No shares, units, unit rights, warrants, hybrid capital securities or other securities in Catena Media have been registered, and no shares, units, unit rights, warrants, hybrid capital securities or other securities will be registered under the United States Securities Act of 1933, as amended (the “Securities Act”) or the securities legislation of any state or other jurisdiction in the United States and no shares, units, unit rights, warrants, hybrid capital securities or other securities may be offered, sold or otherwise transferred, directly or indirectly, in or into the United States, except under an available exemption from, or in a transaction not subject to, the registration requirements under the Securities Act and in compliance with the securities legislation in the relevant state or any other jurisdiction of the United States.

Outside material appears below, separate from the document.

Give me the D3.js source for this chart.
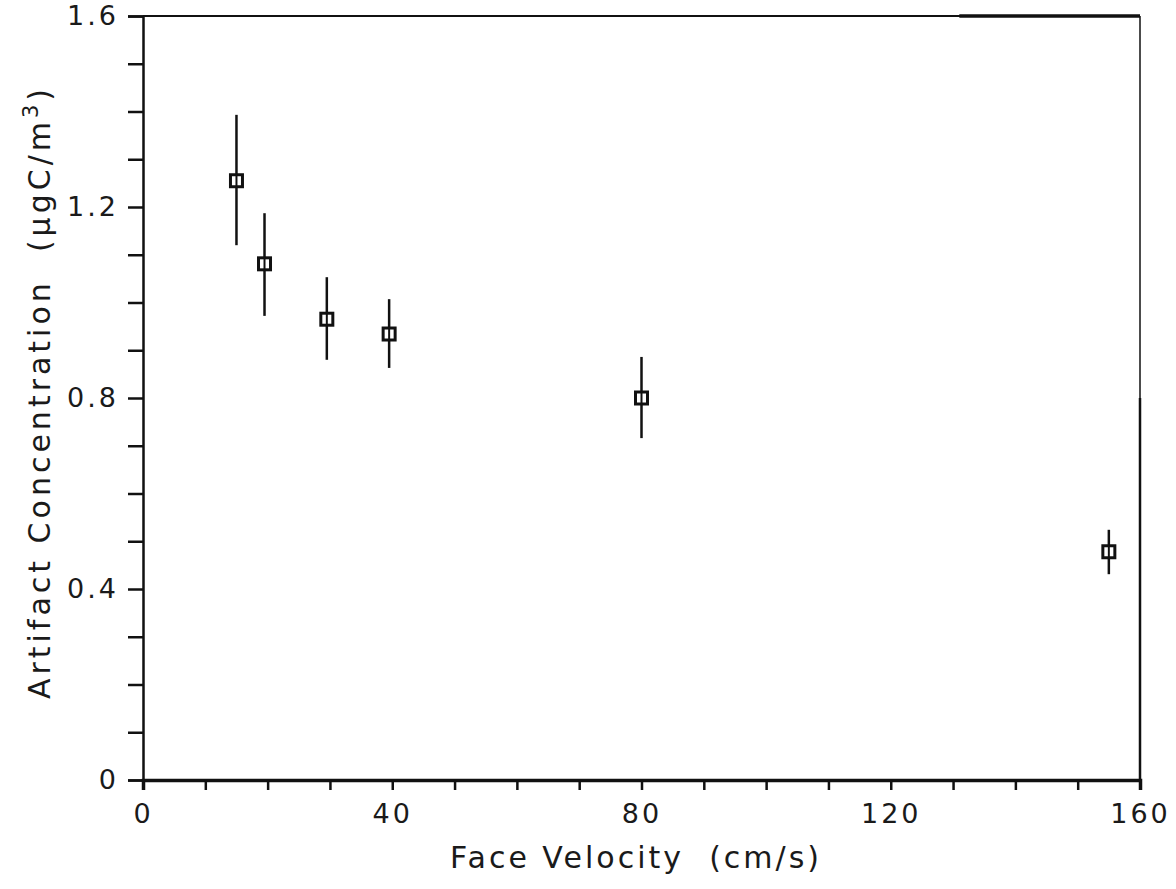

Matters discussed in this announcement may constitute forward-looking statements. Forward-looking statements are statements that are not historical facts and may be identified by words such as “believe,” “expect,” “anticipate,” “intends,” “estimate,” “will,” “may,” "continue," “should” and similar expressions. The forward-looking statements in this release are based upon various assumptions, many of which are based, in turn, upon further assumptions. Although Catena Media believes that these assumptions were reasonable when made, these assumptions are inherently subject to significant known and unknown risks, uncertainties, contingencies and other important factors, which are difficult or impossible to predict and are beyond its control. Such risks, uncertainties, contingencies and other important factors could cause actual events to differ materially from the expectations expressed or implied in this release by such forward-looking statements. The information, opinions and forward-looking statements contained in this announcement speak only as at its date, and are subject to change without notice.